* BEGIN Data segment *
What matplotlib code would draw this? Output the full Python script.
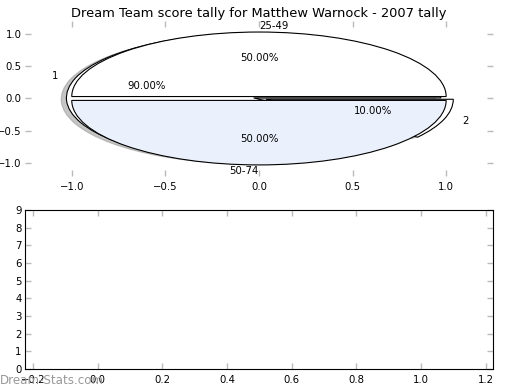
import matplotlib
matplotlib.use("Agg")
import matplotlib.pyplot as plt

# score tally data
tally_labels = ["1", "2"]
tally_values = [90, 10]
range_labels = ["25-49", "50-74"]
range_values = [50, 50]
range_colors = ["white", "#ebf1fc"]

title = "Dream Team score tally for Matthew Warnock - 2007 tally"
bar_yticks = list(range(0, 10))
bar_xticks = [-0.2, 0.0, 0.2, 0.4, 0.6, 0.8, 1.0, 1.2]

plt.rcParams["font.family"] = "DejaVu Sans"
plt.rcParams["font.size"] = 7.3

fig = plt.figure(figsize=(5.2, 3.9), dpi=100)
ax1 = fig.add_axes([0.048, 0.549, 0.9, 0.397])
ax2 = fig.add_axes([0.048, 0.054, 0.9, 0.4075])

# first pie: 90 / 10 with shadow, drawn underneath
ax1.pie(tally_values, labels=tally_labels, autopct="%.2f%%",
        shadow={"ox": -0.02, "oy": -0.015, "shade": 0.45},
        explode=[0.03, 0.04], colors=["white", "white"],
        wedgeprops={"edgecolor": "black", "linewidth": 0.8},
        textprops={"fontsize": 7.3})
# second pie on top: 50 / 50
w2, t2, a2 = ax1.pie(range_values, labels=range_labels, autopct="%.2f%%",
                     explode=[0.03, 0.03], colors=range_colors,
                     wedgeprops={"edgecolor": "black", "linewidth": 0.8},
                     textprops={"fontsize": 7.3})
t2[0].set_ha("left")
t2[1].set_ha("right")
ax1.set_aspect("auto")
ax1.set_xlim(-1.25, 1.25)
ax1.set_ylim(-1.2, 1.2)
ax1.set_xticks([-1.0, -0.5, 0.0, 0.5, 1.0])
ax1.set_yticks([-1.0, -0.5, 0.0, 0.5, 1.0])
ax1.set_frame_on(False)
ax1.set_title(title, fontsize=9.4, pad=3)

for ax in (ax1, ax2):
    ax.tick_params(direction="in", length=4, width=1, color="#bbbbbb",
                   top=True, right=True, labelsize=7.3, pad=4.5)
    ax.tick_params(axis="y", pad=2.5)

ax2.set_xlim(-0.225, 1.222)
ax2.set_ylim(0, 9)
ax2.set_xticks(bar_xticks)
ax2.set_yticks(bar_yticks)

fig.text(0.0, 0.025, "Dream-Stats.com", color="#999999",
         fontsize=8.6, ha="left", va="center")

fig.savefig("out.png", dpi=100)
* END Data segment *
• _Problem_
Leave out any pictures, please, and quote only the lines from the top of the data through the line that contains "bar_xticks = [-0.2, 0.0, 0.2, 0.4, 0.6, 0.8, 1.0, 1.2]".

• _Solution for this problem_
What matplotlib code would draw this? Output the full Python script.
import matplotlib
matplotlib.use("Agg")
import matplotlib.pyplot as plt

# score tally data
tally_labels = ["1", "2"]
tally_values = [90, 10]
range_labels = ["25-49", "50-74"]
range_values = [50, 50]
range_colors = ["white", "#ebf1fc"]

title = "Dream Team score tally for Matthew Warnock - 2007 tally"
bar_yticks = list(range(0, 10))
bar_xticks = [-0.2, 0.0, 0.2, 0.4, 0.6, 0.8, 1.0, 1.2]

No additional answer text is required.